Reproduce the data below in full and exclude every picture.

• _Data section_
----------------------------------------
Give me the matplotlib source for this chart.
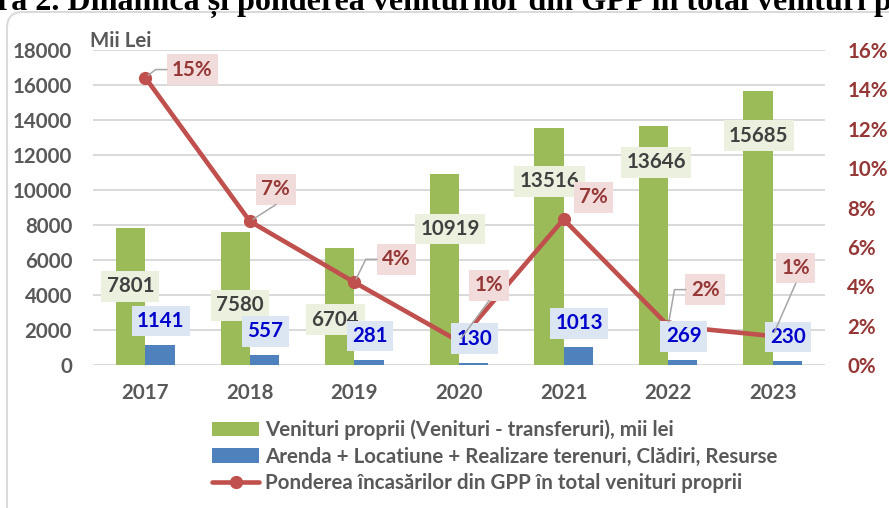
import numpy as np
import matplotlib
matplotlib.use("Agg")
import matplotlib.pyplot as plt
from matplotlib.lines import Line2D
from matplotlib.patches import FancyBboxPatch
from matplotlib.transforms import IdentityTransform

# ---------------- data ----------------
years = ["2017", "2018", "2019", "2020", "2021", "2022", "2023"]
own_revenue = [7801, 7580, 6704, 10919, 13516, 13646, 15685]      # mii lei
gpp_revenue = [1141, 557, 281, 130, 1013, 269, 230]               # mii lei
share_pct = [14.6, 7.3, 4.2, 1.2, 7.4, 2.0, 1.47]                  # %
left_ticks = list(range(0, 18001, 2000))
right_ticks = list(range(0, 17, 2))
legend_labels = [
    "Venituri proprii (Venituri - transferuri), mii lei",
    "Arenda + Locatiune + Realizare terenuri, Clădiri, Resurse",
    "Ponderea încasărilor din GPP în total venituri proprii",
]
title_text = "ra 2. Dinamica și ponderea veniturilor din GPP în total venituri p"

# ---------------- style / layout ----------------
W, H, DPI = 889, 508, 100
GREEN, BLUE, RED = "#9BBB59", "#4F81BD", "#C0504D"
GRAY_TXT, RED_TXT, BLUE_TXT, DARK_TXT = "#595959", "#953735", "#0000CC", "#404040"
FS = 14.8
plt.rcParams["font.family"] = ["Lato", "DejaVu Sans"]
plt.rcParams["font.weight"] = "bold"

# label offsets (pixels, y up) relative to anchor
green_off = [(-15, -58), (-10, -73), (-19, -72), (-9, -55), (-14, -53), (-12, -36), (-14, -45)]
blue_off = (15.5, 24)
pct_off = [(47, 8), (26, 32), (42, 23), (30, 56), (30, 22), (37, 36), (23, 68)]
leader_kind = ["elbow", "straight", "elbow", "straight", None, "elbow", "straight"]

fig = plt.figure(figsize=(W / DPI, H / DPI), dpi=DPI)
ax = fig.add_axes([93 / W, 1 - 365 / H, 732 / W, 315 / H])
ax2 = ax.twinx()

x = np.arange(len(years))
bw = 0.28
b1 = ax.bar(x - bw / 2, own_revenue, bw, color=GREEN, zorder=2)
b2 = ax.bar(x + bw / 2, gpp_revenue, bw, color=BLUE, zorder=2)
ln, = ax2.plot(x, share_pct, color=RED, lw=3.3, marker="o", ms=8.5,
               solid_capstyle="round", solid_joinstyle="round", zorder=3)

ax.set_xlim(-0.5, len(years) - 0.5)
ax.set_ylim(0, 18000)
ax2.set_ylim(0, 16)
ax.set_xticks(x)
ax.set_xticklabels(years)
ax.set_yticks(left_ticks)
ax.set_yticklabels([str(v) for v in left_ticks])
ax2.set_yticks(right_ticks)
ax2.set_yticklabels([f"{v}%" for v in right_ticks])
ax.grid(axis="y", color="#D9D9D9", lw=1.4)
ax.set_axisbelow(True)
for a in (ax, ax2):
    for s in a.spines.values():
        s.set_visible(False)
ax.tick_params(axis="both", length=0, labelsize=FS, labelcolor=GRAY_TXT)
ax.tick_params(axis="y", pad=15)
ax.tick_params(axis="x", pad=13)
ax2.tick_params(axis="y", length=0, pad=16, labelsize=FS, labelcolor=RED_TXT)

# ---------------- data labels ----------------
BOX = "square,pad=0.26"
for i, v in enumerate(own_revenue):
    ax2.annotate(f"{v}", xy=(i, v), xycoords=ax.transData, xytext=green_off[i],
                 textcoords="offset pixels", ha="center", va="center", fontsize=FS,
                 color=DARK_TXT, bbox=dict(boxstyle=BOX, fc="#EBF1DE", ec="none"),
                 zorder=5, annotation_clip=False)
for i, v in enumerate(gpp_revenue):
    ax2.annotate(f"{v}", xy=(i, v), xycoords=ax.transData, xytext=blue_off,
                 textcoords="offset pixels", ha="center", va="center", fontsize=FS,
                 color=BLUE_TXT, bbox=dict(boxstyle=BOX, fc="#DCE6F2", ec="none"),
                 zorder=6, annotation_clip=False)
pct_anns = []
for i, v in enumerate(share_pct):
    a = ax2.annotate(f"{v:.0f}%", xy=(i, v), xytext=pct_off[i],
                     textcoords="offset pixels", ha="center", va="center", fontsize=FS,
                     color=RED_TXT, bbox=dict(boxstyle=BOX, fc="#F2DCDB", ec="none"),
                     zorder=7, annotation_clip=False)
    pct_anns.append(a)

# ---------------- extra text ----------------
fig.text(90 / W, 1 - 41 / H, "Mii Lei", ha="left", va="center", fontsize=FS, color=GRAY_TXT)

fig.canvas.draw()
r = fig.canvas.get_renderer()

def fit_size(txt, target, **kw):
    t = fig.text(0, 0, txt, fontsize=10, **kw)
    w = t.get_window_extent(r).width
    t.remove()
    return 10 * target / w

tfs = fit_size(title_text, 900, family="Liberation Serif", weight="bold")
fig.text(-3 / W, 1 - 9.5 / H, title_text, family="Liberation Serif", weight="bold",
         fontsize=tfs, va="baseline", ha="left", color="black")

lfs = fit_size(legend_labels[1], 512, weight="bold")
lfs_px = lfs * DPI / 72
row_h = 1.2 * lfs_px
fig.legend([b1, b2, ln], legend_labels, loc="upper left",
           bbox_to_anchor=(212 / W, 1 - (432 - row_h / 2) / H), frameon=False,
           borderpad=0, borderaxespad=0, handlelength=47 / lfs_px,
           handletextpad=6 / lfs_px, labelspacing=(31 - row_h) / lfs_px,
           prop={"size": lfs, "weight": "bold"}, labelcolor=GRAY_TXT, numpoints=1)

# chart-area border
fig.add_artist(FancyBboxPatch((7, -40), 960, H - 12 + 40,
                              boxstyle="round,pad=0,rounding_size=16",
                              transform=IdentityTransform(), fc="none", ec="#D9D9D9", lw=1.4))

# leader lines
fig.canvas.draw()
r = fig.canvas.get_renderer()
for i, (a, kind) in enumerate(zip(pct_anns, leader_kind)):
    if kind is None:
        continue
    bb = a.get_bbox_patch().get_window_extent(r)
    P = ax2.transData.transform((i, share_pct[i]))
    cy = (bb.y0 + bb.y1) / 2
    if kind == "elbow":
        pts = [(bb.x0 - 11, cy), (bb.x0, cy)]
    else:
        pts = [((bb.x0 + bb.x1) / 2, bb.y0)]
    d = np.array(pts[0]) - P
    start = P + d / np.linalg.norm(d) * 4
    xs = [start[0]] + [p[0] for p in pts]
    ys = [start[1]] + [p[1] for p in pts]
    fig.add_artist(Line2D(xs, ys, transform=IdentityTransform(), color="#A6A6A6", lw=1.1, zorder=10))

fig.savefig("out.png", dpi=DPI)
----------------------------------------
• _Result of the exercise_
Give me the matplotlib source for this chart.
import numpy as np
import matplotlib
matplotlib.use("Agg")
import matplotlib.pyplot as plt
from matplotlib.lines import Line2D
from matplotlib.patches import FancyBboxPatch
from matplotlib.transforms import IdentityTransform

# ---------------- data ----------------
years = ["2017", "2018", "2019", "2020", "2021", "2022", "2023"]
own_revenue = [7801, 7580, 6704, 10919, 13516, 13646, 15685]      # mii lei
gpp_revenue = [1141, 557, 281, 130, 1013, 269, 230]               # mii lei
share_pct = [14.6, 7.3, 4.2, 1.2, 7.4, 2.0, 1.47]                  # %
left_ticks = list(range(0, 18001, 2000))
right_ticks = list(range(0, 17, 2))
legend_labels = [
    "Venituri proprii (Venituri - transferuri), mii lei",
    "Arenda + Locatiune + Realizare terenuri, Clădiri, Resurse",
    "Ponderea încasărilor din GPP în total venituri proprii",
]
title_text = "ra 2. Dinamica și ponderea veniturilor din GPP în total venituri p"

# ---------------- style / layout ----------------
W, H, DPI = 889, 508, 100
GREEN, BLUE, RED = "#9BBB59", "#4F81BD", "#C0504D"
GRAY_TXT, RED_TXT, BLUE_TXT, DARK_TXT = "#595959", "#953735", "#0000CC", "#404040"
FS = 14.8
plt.rcParams["font.family"] = ["Lato", "DejaVu Sans"]
plt.rcParams["font.weight"] = "bold"

# label offsets (pixels, y up) relative to anchor
green_off = [(-15, -58), (-10, -73), (-19, -72), (-9, -55), (-14, -53), (-12, -36), (-14, -45)]
blue_off = (15.5, 24)
pct_off = [(47, 8), (26, 32), (42, 23), (30, 56), (30, 22), (37, 36), (23, 68)]
leader_kind = ["elbow", "straight", "elbow", "straight", None, "elbow", "straight"]

fig = plt.figure(figsize=(W / DPI, H / DPI), dpi=DPI)
ax = fig.add_axes([93 / W, 1 - 365 / H, 732 / W, 315 / H])
ax2 = ax.twinx()

x = np.arange(len(years))
bw = 0.28
b1 = ax.bar(x - bw / 2, own_revenue, bw, color=GREEN, zorder=2)
b2 = ax.bar(x + bw / 2, gpp_revenue, bw, color=BLUE, zorder=2)
ln, = ax2.plot(x, share_pct, color=RED, lw=3.3, marker="o", ms=8.5,
               solid_capstyle="round", solid_joinstyle="round", zorder=3)

ax.set_xlim(-0.5, len(years) - 0.5)
ax.set_ylim(0, 18000)
ax2.set_ylim(0, 16)
ax.set_xticks(x)
ax.set_xticklabels(years)
ax.set_yticks(left_ticks)
ax.set_yticklabels([str(v) for v in left_ticks])
ax2.set_yticks(right_ticks)
ax2.set_yticklabels([f"{v}%" for v in right_ticks])
ax.grid(axis="y", color="#D9D9D9", lw=1.4)
ax.set_axisbelow(True)
for a in (ax, ax2):
    for s in a.spines.values():
        s.set_visible(False)
ax.tick_params(axis="both", length=0, labelsize=FS, labelcolor=GRAY_TXT)
ax.tick_params(axis="y", pad=15)
ax.tick_params(axis="x", pad=13)
ax2.tick_params(axis="y", length=0, pad=16, labelsize=FS, labelcolor=RED_TXT)

# ---------------- data labels ----------------
BOX = "square,pad=0.26"
for i, v in enumerate(own_revenue):
    ax2.annotate(f"{v}", xy=(i, v), xycoords=ax.transData, xytext=green_off[i],
                 textcoords="offset pixels", ha="center", va="center", fontsize=FS,
                 color=DARK_TXT, bbox=dict(boxstyle=BOX, fc="#EBF1DE", ec="none"),
                 zorder=5, annotation_clip=False)
for i, v in enumerate(gpp_revenue):
    ax2.annotate(f"{v}", xy=(i, v), xycoords=ax.transData, xytext=blue_off,
                 textcoords="offset pixels", ha="center", va="center", fontsize=FS,
                 color=BLUE_TXT, bbox=dict(boxstyle=BOX, fc="#DCE6F2", ec="none"),
                 zorder=6, annotation_clip=False)
pct_anns = []
for i, v in enumerate(share_pct):
    a = ax2.annotate(f"{v:.0f}%", xy=(i, v), xytext=pct_off[i],
                     textcoords="offset pixels", ha="center", va="center", fontsize=FS,
                     color=RED_TXT, bbox=dict(boxstyle=BOX, fc="#F2DCDB", ec="none"),
                     zorder=7, annotation_clip=False)
    pct_anns.append(a)

# ---------------- extra text ----------------
fig.text(90 / W, 1 - 41 / H, "Mii Lei", ha="left", va="center", fontsize=FS, color=GRAY_TXT)

fig.canvas.draw()
r = fig.canvas.get_renderer()

def fit_size(txt, target, **kw):
    t = fig.text(0, 0, txt, fontsize=10, **kw)
    w = t.get_window_extent(r).width
    t.remove()
    return 10 * target / w

tfs = fit_size(title_text, 900, family="Liberation Serif", weight="bold")
fig.text(-3 / W, 1 - 9.5 / H, title_text, family="Liberation Serif", weight="bold",
         fontsize=tfs, va="baseline", ha="left", color="black")

lfs = fit_size(legend_labels[1], 512, weight="bold")
lfs_px = lfs * DPI / 72
row_h = 1.2 * lfs_px
fig.legend([b1, b2, ln], legend_labels, loc="upper left",
           bbox_to_anchor=(212 / W, 1 - (432 - row_h / 2) / H), frameon=False,
           borderpad=0, borderaxespad=0, handlelength=47 / lfs_px,
           handletextpad=6 / lfs_px, labelspacing=(31 - row_h) / lfs_px,
           prop={"size": lfs, "weight": "bold"}, labelcolor=GRAY_TXT, numpoints=1)

# chart-area border
fig.add_artist(FancyBboxPatch((7, -40), 960, H - 12 + 40,
                              boxstyle="round,pad=0,rounding_size=16",
                              transform=IdentityTransform(), fc="none", ec="#D9D9D9", lw=1.4))

# leader lines
fig.canvas.draw()
r = fig.canvas.get_renderer()
for i, (a, kind) in enumerate(zip(pct_anns, leader_kind)):
    if kind is None:
        continue
    bb = a.get_bbox_patch().get_window_extent(r)
    P = ax2.transData.transform((i, share_pct[i]))
    cy = (bb.y0 + bb.y1) / 2
    if kind == "elbow":
        pts = [(bb.x0 - 11, cy), (bb.x0, cy)]
    else:
        pts = [((bb.x0 + bb.x1) / 2, bb.y0)]
    d = np.array(pts[0]) - P
    start = P + d / np.linalg.norm(d) * 4
    xs = [start[0]] + [p[0] for p in pts]
    ys = [start[1]] + [p[1] for p in pts]
    fig.add_artist(Line2D(xs, ys, transform=IdentityTransform(), color="#A6A6A6", lw=1.1, zorder=10))

fig.savefig("out.png", dpi=DPI)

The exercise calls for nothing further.